Pero se llevó una decepción, pues la vida que había asomado de la imagen ya no estaba ahí. Se arriesgó a mirar hacia el espacio sombrío de detrás del sacerdote, pero no se sorprendió cuando no vio al indígena con la cara cortada. En su lugar, yacía en el suelo una única pluma de color verde chillón que apuntaba hacia el fuego del centro del mosaico.

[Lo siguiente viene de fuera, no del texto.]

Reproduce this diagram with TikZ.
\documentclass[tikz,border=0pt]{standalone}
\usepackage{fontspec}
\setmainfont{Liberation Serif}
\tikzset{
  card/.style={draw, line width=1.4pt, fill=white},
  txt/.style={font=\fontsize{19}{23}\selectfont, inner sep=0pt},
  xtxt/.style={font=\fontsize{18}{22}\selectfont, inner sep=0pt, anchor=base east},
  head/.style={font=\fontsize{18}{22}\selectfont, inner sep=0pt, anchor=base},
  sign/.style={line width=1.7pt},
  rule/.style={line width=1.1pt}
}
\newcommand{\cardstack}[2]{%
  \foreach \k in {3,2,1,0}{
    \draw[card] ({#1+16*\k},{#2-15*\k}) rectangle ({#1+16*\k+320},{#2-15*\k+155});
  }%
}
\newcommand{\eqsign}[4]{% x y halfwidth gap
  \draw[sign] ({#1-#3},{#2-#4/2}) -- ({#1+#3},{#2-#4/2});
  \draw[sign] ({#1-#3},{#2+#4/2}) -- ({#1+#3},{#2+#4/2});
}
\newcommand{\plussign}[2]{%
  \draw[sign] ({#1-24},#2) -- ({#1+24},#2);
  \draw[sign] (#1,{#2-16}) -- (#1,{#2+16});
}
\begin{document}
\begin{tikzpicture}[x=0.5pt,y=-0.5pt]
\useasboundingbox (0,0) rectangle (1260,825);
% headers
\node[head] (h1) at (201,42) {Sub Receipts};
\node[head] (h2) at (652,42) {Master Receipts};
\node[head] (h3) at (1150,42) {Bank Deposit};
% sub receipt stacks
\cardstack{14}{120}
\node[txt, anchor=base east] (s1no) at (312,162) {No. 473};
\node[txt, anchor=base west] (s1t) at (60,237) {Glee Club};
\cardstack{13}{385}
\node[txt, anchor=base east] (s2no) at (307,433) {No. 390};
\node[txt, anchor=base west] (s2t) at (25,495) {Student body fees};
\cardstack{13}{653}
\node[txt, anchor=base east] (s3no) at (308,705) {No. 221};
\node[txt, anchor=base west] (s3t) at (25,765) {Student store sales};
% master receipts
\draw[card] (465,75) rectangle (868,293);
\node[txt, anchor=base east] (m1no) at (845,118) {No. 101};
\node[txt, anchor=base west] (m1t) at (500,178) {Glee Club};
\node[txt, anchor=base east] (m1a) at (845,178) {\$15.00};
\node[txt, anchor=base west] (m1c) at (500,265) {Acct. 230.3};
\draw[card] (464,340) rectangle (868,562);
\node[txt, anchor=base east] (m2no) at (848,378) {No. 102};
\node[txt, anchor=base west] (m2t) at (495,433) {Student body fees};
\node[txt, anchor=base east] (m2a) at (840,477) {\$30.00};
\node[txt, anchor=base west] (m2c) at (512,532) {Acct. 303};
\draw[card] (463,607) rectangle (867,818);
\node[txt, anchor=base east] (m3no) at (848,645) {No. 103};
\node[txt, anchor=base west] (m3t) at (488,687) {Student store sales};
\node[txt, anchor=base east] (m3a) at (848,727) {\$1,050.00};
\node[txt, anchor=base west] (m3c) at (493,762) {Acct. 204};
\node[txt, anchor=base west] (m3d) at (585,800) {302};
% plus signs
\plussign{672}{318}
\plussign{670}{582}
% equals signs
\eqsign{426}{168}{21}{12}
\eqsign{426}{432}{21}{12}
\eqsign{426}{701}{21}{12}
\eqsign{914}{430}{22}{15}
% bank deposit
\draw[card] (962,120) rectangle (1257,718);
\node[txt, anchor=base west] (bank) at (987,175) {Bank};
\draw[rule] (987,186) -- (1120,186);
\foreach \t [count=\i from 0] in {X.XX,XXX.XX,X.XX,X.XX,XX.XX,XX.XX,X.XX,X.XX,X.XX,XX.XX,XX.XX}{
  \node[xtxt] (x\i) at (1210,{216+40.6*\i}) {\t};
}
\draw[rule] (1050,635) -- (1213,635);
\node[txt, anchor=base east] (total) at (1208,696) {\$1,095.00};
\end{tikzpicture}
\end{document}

Owen permaneció de pie un tanto mareado, y sintiéndose un poco estúpido. Aguilar lo observaba en silencio con los ojos más penetrantes que jamás le había visto. Una sombra que quebró la intensidad del momento pasó cerca de ellos. El padre Gonzalo estaba en la entrada, obstaculizando con su colosal cuerpo la entrada y la salida. Tenía los brazos cruzados sobre el pecho, tal como los había recibido en el embarcadero.

—¿Vamos a morir, padre? —inquirió en silencio Aguilar.

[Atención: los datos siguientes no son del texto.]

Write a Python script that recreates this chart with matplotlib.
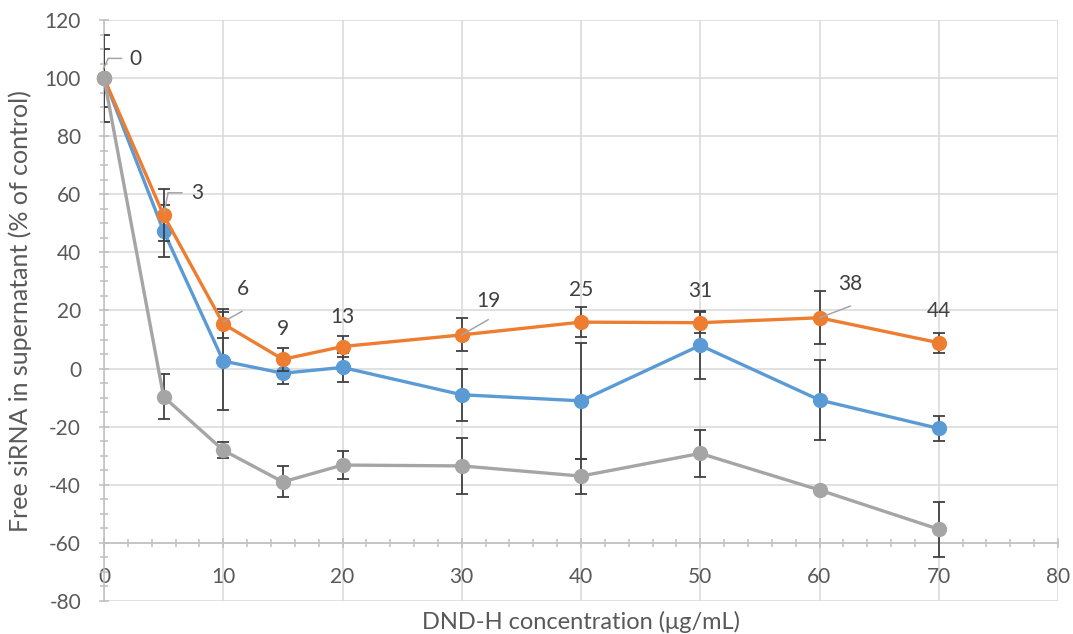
import matplotlib
matplotlib.use("Agg")
import matplotlib.pyplot as plt
from matplotlib.ticker import MultipleLocator
from matplotlib.transforms import offset_copy

plt.rcParams['font.family'] = ['Lato', 'DejaVu Sans']
plt.rcParams['axes.unicode_minus'] = False

conc = [0, 5, 10, 15, 20, 30, 40, 50, 60, 70]
blue_vals = [100, 47.3, 2.6, -1.6, 0.4, -9.0, -11.1, 8.0, -10.8, -20.6]
blue_err = [0, 9, 17, 3.7, 5, 9, 20, 11.7, 13.8, 4.3]
orange_vals = [100, 52.8, 15.4, 3.2, 7.6, 11.6, 16.0, 15.8, 17.5, 8.9]
orange_err = [10, 9, 5, 4, 3.7, 5.7, 5.2, 3.7, 9.2, 3.4]
gray_vals = [100, -9.7, -28.1, -39.0, -33.2, -33.5, -37.0, -29.2, -41.8, -55.3]
gray_err = [15, 7.8, 2.7, 5.3, 4.8, 9.5, 6, 8, 0, 9.4]
point_labels = ['0', '3', '6', '9', '13', '19', '25', '31', '38', '44']

# label offsets (pixels) and leader lines
label_offsets = [(31, 19), (34, 22), (20, 35), (0, 30), (0, 30), (27, 34), (0, 32), (0, 32), (31, 34), (0, 32)]
leaders = {
    0: [(-0.7, 9), (4.3, 19.7), (17.7, 19.7)],
    1: [(0.5, 3.4), (4.5, 22.4), (18.5, 22.4)],
    2: [(0, 2), (19, 12.7)],
    5: [(0, 0), (26.6, 15.3)],
    8: [(0, 0), (31, 11.7)],
}

fig = plt.figure(figsize=(10.73, 6.34), dpi=100)
ax = fig.add_axes([104/1073, 1 - 601/634, (1058 - 104)/1073, (601 - 20)/634])

axis_col = '#BFBFBF'
text_col = '#595959'
err_col = '#404040'

ax.set_xlim(0, 80)
ax.set_ylim(-80, 120)
ax.xaxis.set_major_locator(MultipleLocator(10))
ax.xaxis.set_minor_locator(MultipleLocator(2))
ax.yaxis.set_major_locator(MultipleLocator(20))
ax.yaxis.set_minor_locator(MultipleLocator(5))
ax.grid(True, which='major', color='#D9D9D9', lw=1.1)
ax.set_axisbelow(True)

for s in ['top', 'right']:
    ax.spines[s].set_visible(False)
ax.spines['bottom'].set_position(('data', -60))
ax.spines['bottom'].set_color(axis_col)
ax.spines['left'].set_color(axis_col)
ax.spines['bottom'].set_linewidth(1.1)
ax.spines['left'].set_linewidth(1.1)

ax.tick_params(which='both', direction='inout', color=axis_col, width=1.1)
ax.tick_params(which='major', length=7, labelsize=15, labelcolor=text_col)
ax.tick_params(which='minor', length=6)
ax.tick_params(axis='x', which='major', pad=14)
ax.tick_params(axis='y', which='major', pad=13)

series = [(blue_vals, blue_err, '#5B9BD5'), (orange_vals, orange_err, '#ED7D31'), (gray_vals, gray_err, '#A5A5A5')]
z = 3
for vals, err, col in series:
    ax.errorbar(conc, vals, yerr=err, fmt='none', ecolor=err_col, elinewidth=1.3, capsize=4, capthick=1.3, zorder=z)
    ax.plot(conc, vals, color=col, lw=2.4, marker='o', markersize=10, zorder=z + 0.5, clip_on=False)
    z += 1

for i, (x, y) in enumerate(zip(conc, orange_vals)):
    dx, dy = label_offsets[i]
    tr = offset_copy(ax.transData, fig=fig, x=dx, y=dy, units='dots')
    ax.text(x, y, point_labels[i], transform=tr, ha='center', va='center', fontsize=15, color='#404040', zorder=10)
    if i in leaders:
        pts = leaders[i]
        for (ax1, ay1), (ax2, ay2) in zip(pts[:-1], pts[1:]):
            ax.annotate('', xy=(x, y), xycoords=offset_copy(ax.transData, fig=fig, x=ax2, y=ay2, units='dots'),
                        xytext=(x, y), textcoords=offset_copy(ax.transData, fig=fig, x=ax1, y=ay1, units='dots'),
                        arrowprops=dict(arrowstyle='-', color='#A5A5A5', lw=1.1, shrinkA=0, shrinkB=0), zorder=9)

fig.text(581/1073, 1 - 622/634, 'DND-H concentration (\u03bcg/mL)', ha='center', va='center', fontsize=17, color=text_col)
fig.text(20/1073, 1 - 311/634, 'Free siRNA in supernatant (% of control)', rotation=90, ha='center', va='center', fontsize=18, color=text_col)

fig.savefig('out.png', dpi=100)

—Posiblemente, pero no por mi mano. Todavía no. Quizá jamás. Fray Bernardino de Sahagún nos encomienda, a nosotros sus hijos, a conocer las costumbres de los indígenas con el fin de poder instruirlos mejor en el camino que conduce a Cristo. Hace casi siete años que resido en Zamá y cuatro en esta casa, y aun así hasta ahora no me había percatado de lo que vuestro médico de a bordo ha sabido apreciar con tal claridad a primera vista.

»Haciendo uso de mis más profundos conocimientos, os diré que la criatura moteada no es un león, sino un jaguar, que es un animal sagrado para mis hijos, los mayas, al igual que lo son las otras tres bestias: el águila, que representa el aire; la serpiente, que es el fuego, y el cocodrilo, que es el agua. Qué duda cabe, el jaguar posee el poder sobre la tierra. Les enseñan que, en el Final de los Tiempos, que habéis adivinado con manifiesta exactitud en el dibujo de las piedras, los cuatro se fundirán en uno solo para formar la criatura. ¿Os imagináis, señor, qué puede surgir de la unión de los cuatro?

En la mente de Owen, la presencia de Nostradamus suavizó la luz resplandeciente, para que pudiera hablar con tranquilidad sobre lo que había atestiguado.